Advantages of additive manufacturing for the supply chain
Additive manufacturing offers numerous advantages with regard to the optimization of supply chains in terms of cost, sustainability and risk management:
- Reduction of risks: Instead of outsourcing various manufacturing processes to other companies, additive manufacturing allows companies to increase their vertical integration, drastically shorten the supply chain and thus reduce the risks of global production and supply processes. For example, supply bottlenecks can be avoided, as printed parts can be produced on demand in hours instead of weeks. Further, temporary peaks in demand can be cushioned much better. Thus, supply chain agility increases significantly. This, on the other hand, reduces the need for safety stocks – a definite plus in terms of efficiency and profitability.

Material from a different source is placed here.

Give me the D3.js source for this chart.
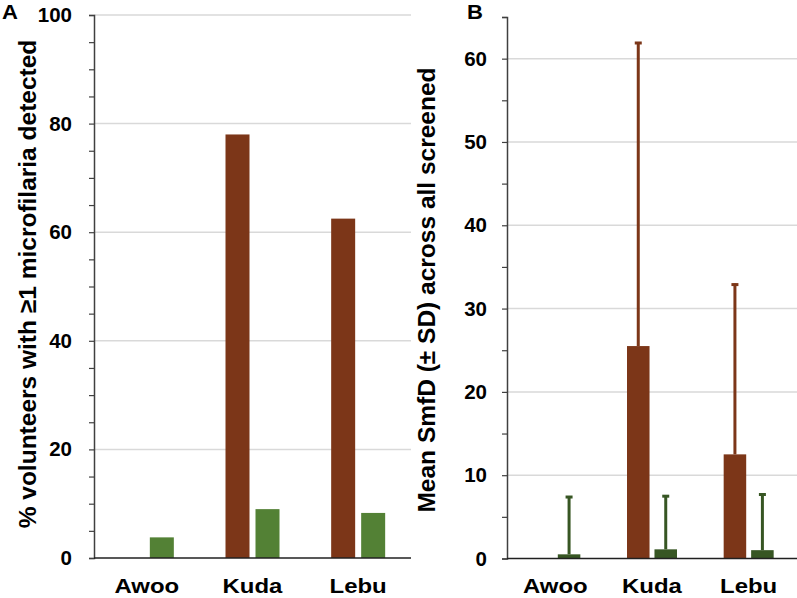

- Cost reduction in storage, production and transport: If excess inventory is avoided, this does not only save storage space and significantly reduces the costs, but it also lowers the risk of obsolescence. For example, instead of having to order large quantities of spare parts that may not be sold due to minimum order quantities, companies produce only the parts they actually need. Advanced production methods minimize material waste and thus disposal costs. Transport costs can also be reduced if spare parts do not have to be imported from overseas, but are produced locally.

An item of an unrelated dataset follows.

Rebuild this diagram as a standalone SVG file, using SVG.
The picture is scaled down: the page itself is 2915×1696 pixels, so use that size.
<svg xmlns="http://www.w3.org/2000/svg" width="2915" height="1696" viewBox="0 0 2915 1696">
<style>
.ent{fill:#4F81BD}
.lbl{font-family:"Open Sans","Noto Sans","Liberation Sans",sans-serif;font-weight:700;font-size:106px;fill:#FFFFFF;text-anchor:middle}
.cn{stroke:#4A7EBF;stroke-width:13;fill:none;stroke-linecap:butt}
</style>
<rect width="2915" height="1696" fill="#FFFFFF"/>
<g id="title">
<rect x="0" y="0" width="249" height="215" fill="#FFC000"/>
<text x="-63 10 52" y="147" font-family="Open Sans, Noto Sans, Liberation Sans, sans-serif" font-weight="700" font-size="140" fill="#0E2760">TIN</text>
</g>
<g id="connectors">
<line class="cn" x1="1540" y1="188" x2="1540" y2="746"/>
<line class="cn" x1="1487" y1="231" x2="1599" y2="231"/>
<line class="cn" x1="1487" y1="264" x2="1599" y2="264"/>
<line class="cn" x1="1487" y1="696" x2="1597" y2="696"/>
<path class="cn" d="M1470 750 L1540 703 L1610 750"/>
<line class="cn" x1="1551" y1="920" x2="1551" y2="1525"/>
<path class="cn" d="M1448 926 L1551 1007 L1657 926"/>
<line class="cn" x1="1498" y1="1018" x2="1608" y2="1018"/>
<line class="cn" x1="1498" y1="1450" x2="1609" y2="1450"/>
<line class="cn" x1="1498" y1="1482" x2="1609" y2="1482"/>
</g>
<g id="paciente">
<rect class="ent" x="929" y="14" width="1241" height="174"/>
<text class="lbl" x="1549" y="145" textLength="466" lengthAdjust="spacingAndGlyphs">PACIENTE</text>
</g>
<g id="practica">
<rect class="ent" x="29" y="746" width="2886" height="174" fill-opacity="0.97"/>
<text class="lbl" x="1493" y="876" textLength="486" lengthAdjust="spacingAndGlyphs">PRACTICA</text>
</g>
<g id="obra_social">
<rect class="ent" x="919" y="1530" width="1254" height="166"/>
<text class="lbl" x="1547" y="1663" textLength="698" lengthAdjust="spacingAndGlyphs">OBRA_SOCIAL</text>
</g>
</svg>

- Increase of sustainability: Thanks to shortened supply chains, additive manufacturing ensures a significantly more positive environmental balance. Likewise, the material consumption and energy efficiency are significantly better than it is the case with subtractive manufacturing. Further, overproduction rates and unnecessary warehousing can be considerably lowered through print-on-demand models. By shortening transport routes, CO2 emissions in the supply chain can also be reduced.
- Enabling nearshoring: Companies outsource production processes to sometimes far-flung regions of the world – above all Asia – primarily for cost reasons. Even if Eastern European countries or Portugal are now emerging as good alternatives, manufacturing and labor costs in Europe are still not in line with competitiveness on the global market. Manufacturing processes using 3D printing open up new possibilities through highly automated, digitally supported and material-saving production.
Alternatives to additive manufacturing in the supply chain
However, the advantages of additive manufacturing cannot always be used. Many products are simply not suitable for 3D printing. For some others, manufacturing in this way would be uneconomical. A vehicle, for example, could in principle be manufactured using additive manufacturing, but this would hardly be feasible and would not make much sense due to the large number of different components.
Other effective tools for optimization include:
- Supply chain management: A well thought-out supply chain management ensures transparent and specifically controllable supply chain processes. This means, for example, that costs, expertise and supply security can be optimally managed.
- Diversification and supplier management: A broader supplier network and efficient supplier management can help to reduce costs and risks whilst also increasing the efficiency.
- Risk management and business intelligence (BI) tools as well as digitally supported supply chain risk management and sustainability management can help to set up supply chain processes in a future-oriented and competitive manner.